Given problem
Please give back word for word the lines below, from the first one through the one with "R_HOLE / R_IN))".

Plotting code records
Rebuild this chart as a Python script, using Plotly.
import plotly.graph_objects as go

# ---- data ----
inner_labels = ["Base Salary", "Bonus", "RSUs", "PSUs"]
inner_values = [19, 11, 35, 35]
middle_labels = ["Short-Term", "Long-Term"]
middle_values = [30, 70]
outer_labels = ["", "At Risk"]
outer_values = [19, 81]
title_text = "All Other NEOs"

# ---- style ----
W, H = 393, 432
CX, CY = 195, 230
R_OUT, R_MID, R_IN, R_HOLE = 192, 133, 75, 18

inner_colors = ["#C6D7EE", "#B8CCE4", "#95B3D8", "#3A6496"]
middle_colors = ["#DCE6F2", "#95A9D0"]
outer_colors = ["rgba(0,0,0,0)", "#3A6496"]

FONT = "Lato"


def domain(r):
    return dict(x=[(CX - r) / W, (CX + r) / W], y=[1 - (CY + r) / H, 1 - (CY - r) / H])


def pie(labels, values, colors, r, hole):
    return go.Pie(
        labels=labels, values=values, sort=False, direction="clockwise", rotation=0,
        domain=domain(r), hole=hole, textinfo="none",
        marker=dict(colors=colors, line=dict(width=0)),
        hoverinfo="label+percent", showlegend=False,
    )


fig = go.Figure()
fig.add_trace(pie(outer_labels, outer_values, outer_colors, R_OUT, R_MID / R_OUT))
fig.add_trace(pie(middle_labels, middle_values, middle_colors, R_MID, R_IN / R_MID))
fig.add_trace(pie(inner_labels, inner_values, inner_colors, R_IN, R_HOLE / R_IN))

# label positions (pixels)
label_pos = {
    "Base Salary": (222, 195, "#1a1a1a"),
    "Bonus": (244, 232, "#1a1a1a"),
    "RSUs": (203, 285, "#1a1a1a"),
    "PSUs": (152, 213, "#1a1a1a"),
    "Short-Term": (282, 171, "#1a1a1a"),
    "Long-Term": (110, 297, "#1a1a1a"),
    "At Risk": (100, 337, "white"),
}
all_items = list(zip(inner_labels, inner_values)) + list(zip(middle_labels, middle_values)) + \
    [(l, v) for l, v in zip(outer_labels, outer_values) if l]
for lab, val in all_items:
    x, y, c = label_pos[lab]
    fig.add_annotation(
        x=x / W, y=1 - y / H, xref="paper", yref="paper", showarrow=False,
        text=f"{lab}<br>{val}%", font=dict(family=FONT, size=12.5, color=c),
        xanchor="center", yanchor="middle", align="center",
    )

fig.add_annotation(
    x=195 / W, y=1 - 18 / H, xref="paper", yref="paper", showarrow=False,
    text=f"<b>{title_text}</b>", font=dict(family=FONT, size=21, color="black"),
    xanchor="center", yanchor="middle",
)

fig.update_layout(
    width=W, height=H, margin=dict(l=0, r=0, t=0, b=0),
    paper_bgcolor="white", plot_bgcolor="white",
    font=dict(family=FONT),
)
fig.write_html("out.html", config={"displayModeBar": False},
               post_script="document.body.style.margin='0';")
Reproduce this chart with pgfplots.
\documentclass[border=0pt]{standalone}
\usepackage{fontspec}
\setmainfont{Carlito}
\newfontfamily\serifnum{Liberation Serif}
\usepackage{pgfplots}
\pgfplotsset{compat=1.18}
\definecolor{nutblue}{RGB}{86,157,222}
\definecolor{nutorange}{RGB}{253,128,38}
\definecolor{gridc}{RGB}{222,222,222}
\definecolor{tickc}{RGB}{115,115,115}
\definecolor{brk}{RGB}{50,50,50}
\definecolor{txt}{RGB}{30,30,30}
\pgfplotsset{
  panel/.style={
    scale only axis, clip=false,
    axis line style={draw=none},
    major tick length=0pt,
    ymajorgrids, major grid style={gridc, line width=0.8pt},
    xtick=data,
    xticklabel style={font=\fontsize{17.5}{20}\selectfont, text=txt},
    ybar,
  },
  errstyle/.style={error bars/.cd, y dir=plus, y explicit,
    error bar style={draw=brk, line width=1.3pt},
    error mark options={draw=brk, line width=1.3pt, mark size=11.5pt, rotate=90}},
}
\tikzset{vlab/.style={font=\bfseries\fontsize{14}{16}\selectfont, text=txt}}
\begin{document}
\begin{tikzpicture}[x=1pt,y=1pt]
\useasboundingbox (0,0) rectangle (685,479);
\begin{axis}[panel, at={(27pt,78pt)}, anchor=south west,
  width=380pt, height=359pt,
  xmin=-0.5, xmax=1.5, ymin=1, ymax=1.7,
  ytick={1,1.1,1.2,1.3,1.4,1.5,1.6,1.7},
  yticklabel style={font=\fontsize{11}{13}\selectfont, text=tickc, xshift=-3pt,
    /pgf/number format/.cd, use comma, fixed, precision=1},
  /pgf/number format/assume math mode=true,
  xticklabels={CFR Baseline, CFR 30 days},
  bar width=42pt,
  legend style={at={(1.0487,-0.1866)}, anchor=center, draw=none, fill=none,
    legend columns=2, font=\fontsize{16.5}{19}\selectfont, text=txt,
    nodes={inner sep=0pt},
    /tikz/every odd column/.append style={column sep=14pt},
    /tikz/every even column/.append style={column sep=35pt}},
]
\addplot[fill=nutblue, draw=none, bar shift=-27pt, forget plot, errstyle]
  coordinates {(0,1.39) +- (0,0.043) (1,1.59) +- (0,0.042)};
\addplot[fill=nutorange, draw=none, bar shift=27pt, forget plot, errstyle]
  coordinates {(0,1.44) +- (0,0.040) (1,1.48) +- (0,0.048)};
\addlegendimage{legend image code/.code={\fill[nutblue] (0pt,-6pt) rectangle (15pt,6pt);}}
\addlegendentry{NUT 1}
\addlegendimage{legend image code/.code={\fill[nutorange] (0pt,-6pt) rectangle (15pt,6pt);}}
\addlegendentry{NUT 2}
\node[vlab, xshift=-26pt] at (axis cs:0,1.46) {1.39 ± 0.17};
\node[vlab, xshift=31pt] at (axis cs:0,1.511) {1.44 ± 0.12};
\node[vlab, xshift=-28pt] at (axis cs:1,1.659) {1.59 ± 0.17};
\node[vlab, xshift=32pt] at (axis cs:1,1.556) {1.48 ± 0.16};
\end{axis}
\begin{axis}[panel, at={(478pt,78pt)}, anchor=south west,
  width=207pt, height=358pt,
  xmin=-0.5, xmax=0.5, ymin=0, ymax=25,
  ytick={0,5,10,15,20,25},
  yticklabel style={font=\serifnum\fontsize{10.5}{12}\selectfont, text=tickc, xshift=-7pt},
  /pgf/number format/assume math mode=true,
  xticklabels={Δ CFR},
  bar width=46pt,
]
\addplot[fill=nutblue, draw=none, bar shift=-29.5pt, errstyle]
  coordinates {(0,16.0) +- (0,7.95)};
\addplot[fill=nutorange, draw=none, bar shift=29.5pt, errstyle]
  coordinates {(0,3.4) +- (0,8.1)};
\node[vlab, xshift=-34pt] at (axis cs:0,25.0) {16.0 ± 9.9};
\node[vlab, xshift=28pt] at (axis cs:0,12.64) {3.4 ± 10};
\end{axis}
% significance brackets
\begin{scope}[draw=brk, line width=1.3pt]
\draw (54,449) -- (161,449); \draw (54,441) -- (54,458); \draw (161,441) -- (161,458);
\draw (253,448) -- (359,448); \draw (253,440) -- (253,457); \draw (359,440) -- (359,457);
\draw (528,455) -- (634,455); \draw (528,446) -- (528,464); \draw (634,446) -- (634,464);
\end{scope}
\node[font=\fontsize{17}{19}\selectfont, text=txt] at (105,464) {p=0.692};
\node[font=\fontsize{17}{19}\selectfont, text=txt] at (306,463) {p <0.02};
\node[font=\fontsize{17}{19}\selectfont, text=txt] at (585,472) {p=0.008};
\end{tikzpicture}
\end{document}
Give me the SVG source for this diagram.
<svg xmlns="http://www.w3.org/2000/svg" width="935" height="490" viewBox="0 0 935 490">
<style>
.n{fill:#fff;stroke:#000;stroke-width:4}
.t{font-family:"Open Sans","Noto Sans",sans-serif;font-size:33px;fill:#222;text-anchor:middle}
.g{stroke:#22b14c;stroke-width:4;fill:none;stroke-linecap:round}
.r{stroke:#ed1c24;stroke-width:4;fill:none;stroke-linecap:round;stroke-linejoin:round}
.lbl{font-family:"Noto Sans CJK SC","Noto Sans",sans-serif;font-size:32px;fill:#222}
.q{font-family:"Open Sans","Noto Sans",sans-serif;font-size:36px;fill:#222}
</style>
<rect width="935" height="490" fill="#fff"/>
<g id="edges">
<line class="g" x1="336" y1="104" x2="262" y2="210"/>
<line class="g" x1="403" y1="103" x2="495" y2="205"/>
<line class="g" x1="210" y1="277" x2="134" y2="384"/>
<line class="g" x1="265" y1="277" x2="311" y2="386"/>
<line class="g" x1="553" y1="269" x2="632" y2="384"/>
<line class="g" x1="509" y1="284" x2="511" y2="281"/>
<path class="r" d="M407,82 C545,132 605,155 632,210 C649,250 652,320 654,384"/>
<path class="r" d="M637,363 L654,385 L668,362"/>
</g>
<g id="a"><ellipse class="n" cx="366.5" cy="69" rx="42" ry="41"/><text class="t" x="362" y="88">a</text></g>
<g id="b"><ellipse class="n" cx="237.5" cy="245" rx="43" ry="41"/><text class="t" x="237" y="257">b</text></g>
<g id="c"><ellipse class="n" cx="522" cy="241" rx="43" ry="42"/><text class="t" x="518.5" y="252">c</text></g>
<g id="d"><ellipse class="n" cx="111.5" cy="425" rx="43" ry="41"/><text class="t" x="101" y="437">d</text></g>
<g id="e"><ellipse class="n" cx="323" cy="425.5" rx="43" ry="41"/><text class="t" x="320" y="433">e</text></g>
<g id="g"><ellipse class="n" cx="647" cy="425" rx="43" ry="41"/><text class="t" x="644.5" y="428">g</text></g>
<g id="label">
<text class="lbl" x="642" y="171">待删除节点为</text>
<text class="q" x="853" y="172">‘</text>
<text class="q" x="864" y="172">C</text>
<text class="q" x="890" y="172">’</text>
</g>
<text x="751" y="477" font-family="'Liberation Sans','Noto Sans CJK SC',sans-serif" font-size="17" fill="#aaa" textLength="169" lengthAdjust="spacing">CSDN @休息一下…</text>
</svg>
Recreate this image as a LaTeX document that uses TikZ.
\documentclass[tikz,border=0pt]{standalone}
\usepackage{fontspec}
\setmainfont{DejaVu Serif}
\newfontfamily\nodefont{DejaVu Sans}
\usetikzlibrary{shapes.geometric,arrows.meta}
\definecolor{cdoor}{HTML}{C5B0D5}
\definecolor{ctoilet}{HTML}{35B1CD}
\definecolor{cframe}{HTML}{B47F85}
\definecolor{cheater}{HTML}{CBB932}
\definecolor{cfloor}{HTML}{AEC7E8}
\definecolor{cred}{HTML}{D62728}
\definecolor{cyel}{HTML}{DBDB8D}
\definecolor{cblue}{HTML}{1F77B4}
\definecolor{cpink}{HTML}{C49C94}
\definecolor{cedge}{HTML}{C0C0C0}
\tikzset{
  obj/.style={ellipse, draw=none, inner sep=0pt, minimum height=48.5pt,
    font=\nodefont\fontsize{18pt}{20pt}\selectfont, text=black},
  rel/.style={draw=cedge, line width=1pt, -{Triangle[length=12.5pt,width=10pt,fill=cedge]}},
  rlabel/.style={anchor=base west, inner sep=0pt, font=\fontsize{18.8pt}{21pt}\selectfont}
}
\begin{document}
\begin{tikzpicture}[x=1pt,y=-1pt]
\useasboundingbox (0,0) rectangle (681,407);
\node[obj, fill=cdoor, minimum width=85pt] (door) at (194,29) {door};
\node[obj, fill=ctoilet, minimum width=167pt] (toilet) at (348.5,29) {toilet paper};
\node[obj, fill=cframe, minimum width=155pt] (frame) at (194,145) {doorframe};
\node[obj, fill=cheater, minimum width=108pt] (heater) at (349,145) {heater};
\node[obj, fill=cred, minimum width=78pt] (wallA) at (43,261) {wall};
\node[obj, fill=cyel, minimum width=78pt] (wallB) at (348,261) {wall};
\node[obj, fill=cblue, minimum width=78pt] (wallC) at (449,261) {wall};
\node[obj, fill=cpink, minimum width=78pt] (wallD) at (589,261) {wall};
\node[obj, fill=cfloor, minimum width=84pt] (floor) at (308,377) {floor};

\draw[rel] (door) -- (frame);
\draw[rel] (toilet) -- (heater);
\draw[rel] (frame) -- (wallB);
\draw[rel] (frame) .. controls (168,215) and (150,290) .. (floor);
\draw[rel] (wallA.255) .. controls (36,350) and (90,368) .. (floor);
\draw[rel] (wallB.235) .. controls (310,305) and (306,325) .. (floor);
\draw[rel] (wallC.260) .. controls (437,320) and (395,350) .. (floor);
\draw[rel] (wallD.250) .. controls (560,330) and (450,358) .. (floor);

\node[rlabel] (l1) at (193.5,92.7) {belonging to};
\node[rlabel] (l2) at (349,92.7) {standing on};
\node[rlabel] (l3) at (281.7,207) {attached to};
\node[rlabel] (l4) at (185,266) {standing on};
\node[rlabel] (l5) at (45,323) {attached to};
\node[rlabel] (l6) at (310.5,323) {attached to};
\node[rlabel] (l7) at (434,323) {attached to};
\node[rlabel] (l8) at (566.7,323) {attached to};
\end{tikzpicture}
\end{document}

Written solution
Rebuild this chart as a Python script, using Plotly.
import plotly.graph_objects as go

# ---- data ----
inner_labels = ["Base Salary", "Bonus", "RSUs", "PSUs"]
inner_values = [19, 11, 35, 35]
middle_labels = ["Short-Term", "Long-Term"]
middle_values = [30, 70]
outer_labels = ["", "At Risk"]
outer_values = [19, 81]
title_text = "All Other NEOs"

# ---- style ----
W, H = 393, 432
CX, CY = 195, 230
R_OUT, R_MID, R_IN, R_HOLE = 192, 133, 75, 18

inner_colors = ["#C6D7EE", "#B8CCE4", "#95B3D8", "#3A6496"]
middle_colors = ["#DCE6F2", "#95A9D0"]
outer_colors = ["rgba(0,0,0,0)", "#3A6496"]

FONT = "Lato"


def domain(r):
    return dict(x=[(CX - r) / W, (CX + r) / W], y=[1 - (CY + r) / H, 1 - (CY - r) / H])


def pie(labels, values, colors, r, hole):
    return go.Pie(
        labels=labels, values=values, sort=False, direction="clockwise", rotation=0,
        domain=domain(r), hole=hole, textinfo="none",
        marker=dict(colors=colors, line=dict(width=0)),
        hoverinfo="label+percent", showlegend=False,
    )


fig = go.Figure()
fig.add_trace(pie(outer_labels, outer_values, outer_colors, R_OUT, R_MID / R_OUT))
fig.add_trace(pie(middle_labels, middle_values, middle_colors, R_MID, R_IN / R_MID))
fig.add_trace(pie(inner_labels, inner_values, inner_colors, R_IN, R_HOLE / R_IN))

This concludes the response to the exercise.